2009 Portland GSA Annual Meeting (18-21 October 2009)

Paper No. 14
Presentation Time: 11:45 AM

AN INTEGRATED CARBON SEQUESTRATION DEPLOYMENT TEST AT DECATUR, ILLINOIS


FINLEY, Robert, Illinois State Geological Survey, 615 E. Peabody Drive, Champaign, IL 61820, finley@isgs.illinois.edu

In May, 2009, the Midwest Geological Sequestration Consortium (MGSC) completed drilling a 7,230 ft carbon dioxide injection well at Decatur, Illinois as part of the U.S. Department of Energy’s Regional Carbon Sequestration Partnership program. The well, targeting the Cambrian Mt. Simon Sandstone, will take 1,000 tonnes/day of supercritical CO2 for three years beginning around April 2010. The well is the first UIC Class I Nonhazardous injection well of its type in the U.S. and its development culminates more than five years of regional and site specific geologic studies in the Illinois Basin. The site is developed at the Archer Daniels Midland (ADM) Company’s agricultural products facility and the CO2 will be supplied by ADM as a byproduct of fuel ethanol production.

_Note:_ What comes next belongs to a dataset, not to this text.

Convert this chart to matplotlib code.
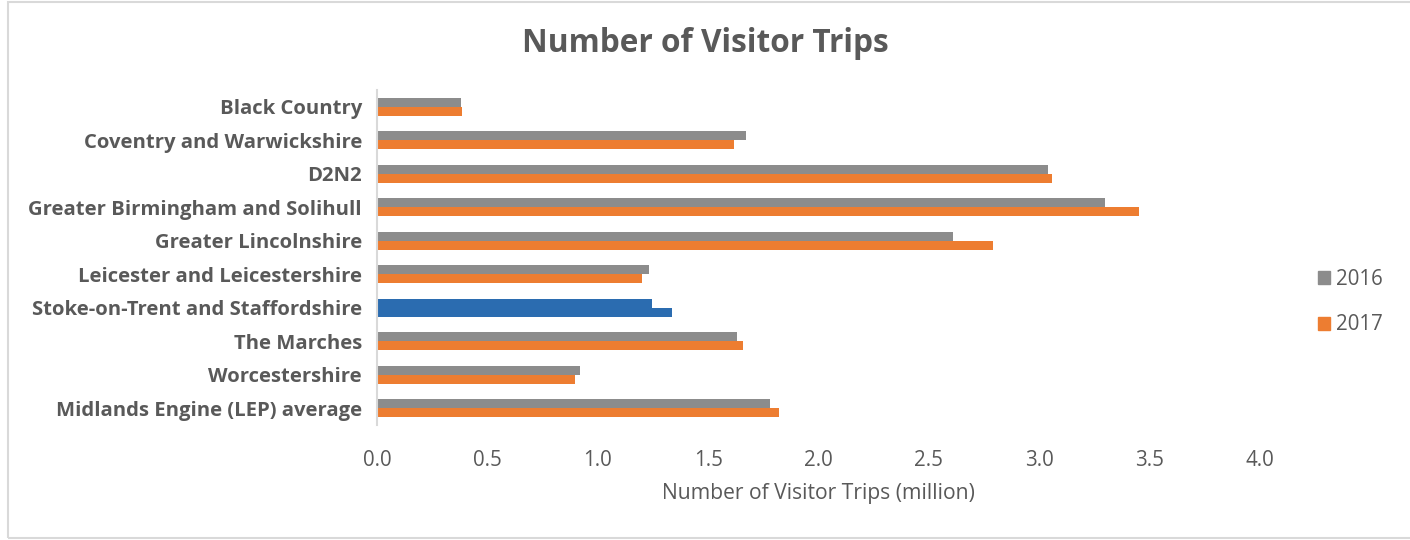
import matplotlib

matplotlib.use("Agg")
import matplotlib.pyplot as plt
import numpy as np
from matplotlib.patches import Rectangle

regions = [
    "Black Country",
    "Coventry and Warwickshire",
    "D2N2",
    "Greater Birmingham and Solihull",
    "Greater Lincolnshire",
    "Leicester and Leicestershire",
    "Stoke-on-Trent and Staffordshire",
    "The Marches",
    "Worcestershire",
    "Midlands Engine (LEP) average",
]
trips_2016 = [0.38, 1.67, 3.04, 3.30, 2.61, 1.23, 1.245, 1.63, 0.92, 1.78]
trips_2017 = [0.385, 1.615, 3.06, 3.45, 2.79, 1.20, 1.335, 1.66, 0.895, 1.82]
highlight = "Stoke-on-Trent and Staffordshire"
years = ["2016", "2017"]
x_ticks = [0.0, 0.5, 1.0, 1.5, 2.0, 2.5, 3.0, 3.5, 4.0]

GREY = "#8c8c8c"
ORANGE = "#ed7d31"
BLUE = "#2b6cb0"
TEXT = "#595959"

plt.rcParams["font.family"] = ["Open Sans", "DejaVu Sans"]

fig = plt.figure(figsize=(14.1, 5.4), dpi=100)
ax = fig.add_axes([377 / 1410, 115 / 540, 883 / 1410, 335 / 540])

# light frame round the chart area
fig.patches.append(Rectangle((8 / 1410, 2 / 540), 1.2, 536 / 540, transform=fig.transFigure,
                             fill=False, edgecolor="#d9d9d9", linewidth=1.5))

y = np.arange(len(regions))
h = 0.27
c16 = [BLUE if r == highlight else GREY for r in regions]
c17 = [BLUE if r == highlight else ORANGE for r in regions]
ax.barh(y - h / 2, trips_2016, height=h, color=c16, label=years[0])
ax.barh(y + h / 2, trips_2017, height=h, color=c17, label=years[1])

ax.set_ylim(len(regions) - 0.5, -0.5)
ax.set_xlim(0, 4.0)
ax.set_xticks(x_ticks)
ax.set_xticklabels([f"{t:.1f}" for t in x_ticks], fontsize=14.8, color=TEXT)
ax.set_yticks(y)
ax.set_yticklabels(regions, fontsize=14.6, fontweight="bold", color=TEXT)
ax.tick_params(axis="x", length=0, pad=18)
ax.tick_params(axis="y", length=0, pad=10.8)

for s in ["top", "right", "bottom"]:
    ax.spines[s].set_visible(False)
ax.spines["left"].set_color("#d9d9d9")
ax.spines["left"].set_linewidth(1.5)

ax.set_xlabel("Number of Visitor Trips (million)", fontsize=15.2, color=TEXT, labelpad=9)
fig.text(0.5, 0.92, "Number of Visitor Trips", ha="center", va="center",
         fontsize=22.8, fontweight="bold", color=TEXT)

handles = [Rectangle((0, 0), 1, 1, color=GREY), Rectangle((0, 0), 1, 1, color=ORANGE)]
fig.legend(handles, years, loc="center left", bbox_to_anchor=(1299 / 1410, 238 / 540),
           frameon=False, fontsize=14.8, handlelength=0.6, handleheight=0.6,
           handletextpad=0.3, labelspacing=1.2, labelcolor=TEXT)

fig.savefig("out.png", dpi=100)
plt.close(fig)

The Mt. Simon at the site is around 1,650 ft thick and is overlain by about 500 ft of Eau Claire Shale, consisting of shale, siltstone, and carbonates, that will serve as the reservoir seal. Early modeling of CO2 injection has shown that even 100 years after injection of 1 million tonnes, the buoyant CO2 plume has not reached the top seal. Extensive core, sample, and log data analysis is underway to evaluate injectivity, define perforation strategies, model the CO2 plume, develop monitoring plans for a second well to be drilled about 600 ft away, and predict rock/brine interactions. Extensive environmental monitoring of groundwater, soil gas, and air has been implemented above the plume and around the site. Most importantly, the second well will be specially designed by Schlumberger Carbon Services for sampling fluid chemistry and pressure in the Mt. Simon and in the first porous zone above the Eau Claire seal as injection proceeds.

Geophysics will be used extensively to monitor the CO2 plume. A 3,500 ft well will be drilled and a permanently installed geophone string will allow repeat acquisition of vertical seismic profiles (VSPs) to monitor plume development. A full baseline 3D seismic survey will be acquired in November 2009. Repeat VSPs will define the plume margin as injection proceeds. Geophysics, combined with a possible third monitoring well, and a two-year monitoring period after injection ceases will allow unprecedented understanding of subsurface CO2 behavior and the safety and effectiveness of carbon sequestration in saline reservoirs.